Kilcatherine, County Cork
Another legend associated with Kilcatherine in County Cork also ends with the Cailleach turning to stone. An Cailleach considered the arrival of Saint Caithighearn (Catherine), who preached Christianity, as a threat to her powers. One day, the hag happened upon the saint sleeping and stole her prayer book. A cripple who lived nearby saw what occurred and shouted, waking Saint Caithighearn. The saint ran after her, and caught up with her in Ard na Caillí, recovering her prayer book and turning the hag to stone with her back to the hill and her face to the sea. The ruins of of Kilcatherine church and Graveyard are a short distance from the Hag of Beara rock.
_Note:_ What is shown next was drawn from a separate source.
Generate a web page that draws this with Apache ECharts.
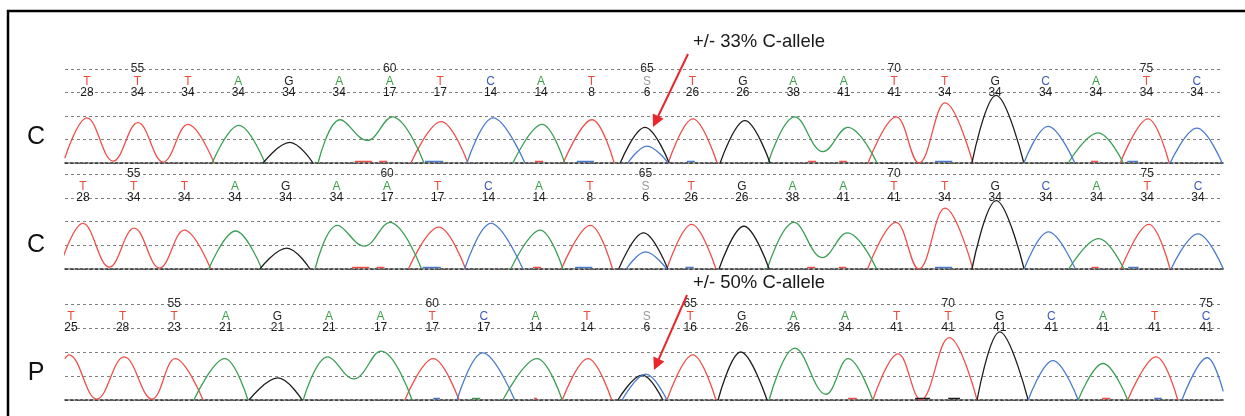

The Hag’s Glen and the Dingle Peninsula
The Book of Lecan (a medieval Irish manuscript written between 1397 and 1418, in Sligo) claims that the Cailleach Béara was the chief goddess of the Corcu Duibne people of Kerry, a tribe that settled on the Dingle Peninsula. The peninsula is nowadays known as Corca Dhuibhne in Irish. Nearby in the MacGilliycuddy’s Reeks mountain range is Hag’s Glen, a 4km long valley surrounded by a majestic mountain range containing the country’s highest peak, Carrauntoohill (1,040m). The local legend tells of three hags living in Kerry and after one died, a fight broke out over a hair comb shared between the remaining two. The hag of Hag of Corrán Tuathail (Carrauntoohill) plunged to her death in the lake known as Hag’s Lake, and her footprints and those of the infant she was nursing are said to be visibly imprinted in the rock known as Carraig na Lathí.